Jésus, au jour de notre baptême, nous a fait le cadeau de la foi, pour nous guérir, pour nous sauver, pour nous sortir de notre isolement, de notre maladie, en particulier celle du cœur. Et il s’agit que nous accueillions ces cadeaux, ces dons. Comment faire ? En rendant grâce, comme Naaman, comme ce lépreux samaritain. Rendons grâce à Dieu pour les merveilles qu’Il accomplit dans nos vies. Il en fait tous les jours : certaines sont extraordinaires, dont on se souvient longtemps ; et puis, il y a toutes les petites choses de la vie ordinaire, qui nous montrent que Dieu est là, près de nous. Le Christ est là pour nous sauver, Il nous parle, Il nous aime. Si nous sommes ici, dans cette église, c’est que nous voulons faire Eucharistie, rendre grâce. L’Eucharistie, c’est véritablement la bonne action de grâce, l’action de grâce excellente. Pourquoi ? Parce que c’est celle de Jésus, et Il nous entraîne dans cette eucharistie, dans cette belle action de grâce. Et, du coup, en accomplissant cette action de grâce, en nous, la foi grandit, et le Salut nous est donné. « Oui, voilà une parole digne de foi », c’est saint Paul qui parle dans Deuxième Lecture. « Voilà, une parole digne de foi : si sommes morts avec Jésus, nous vivrons avec Lui ; si nous supportons l’épreuve avec Jésus, nous régnerons avec Lui ». Si nous manquons de foi, Lui est toujours là pour nous.
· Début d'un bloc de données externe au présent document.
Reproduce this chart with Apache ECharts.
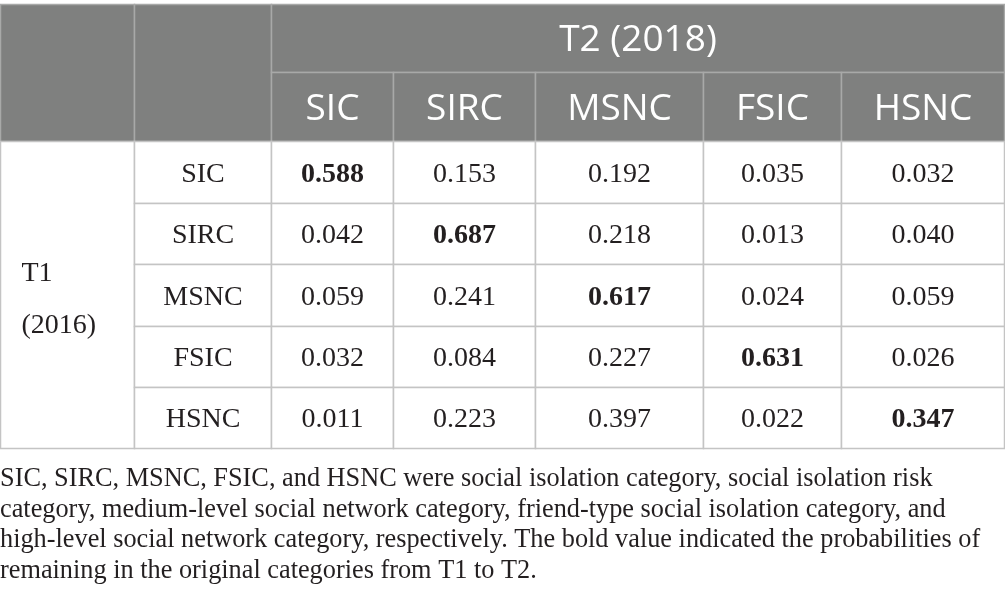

Il s’agit que nous nous tournions vers Lui, que nous fassions œuvre d’action de grâce pour nous-mêmes, et puis pour notre monde. C’est difficile, de nos jours : lorsqu’on regarde le monde, on n’a pas tellement envie de rendre grâce… Et pourtant, il y en a bien, des motifs, il ne faut pas se laisser disperser ou assommer par ces nouvelles, il y a de belles choses, et donc il faut les relever, les mettre devant nos yeux, et remercier leur auteur. Cela peut être quelqu’un de vivant sur la Terre, un frère, un mari, un enfant, un voisin, ou un peu plus loin, mais c’est aussi et surtout Dieu, en premier, qui donne Son amour, pour que cet amour brûle le monde, pour que cet amour incendie la Terre.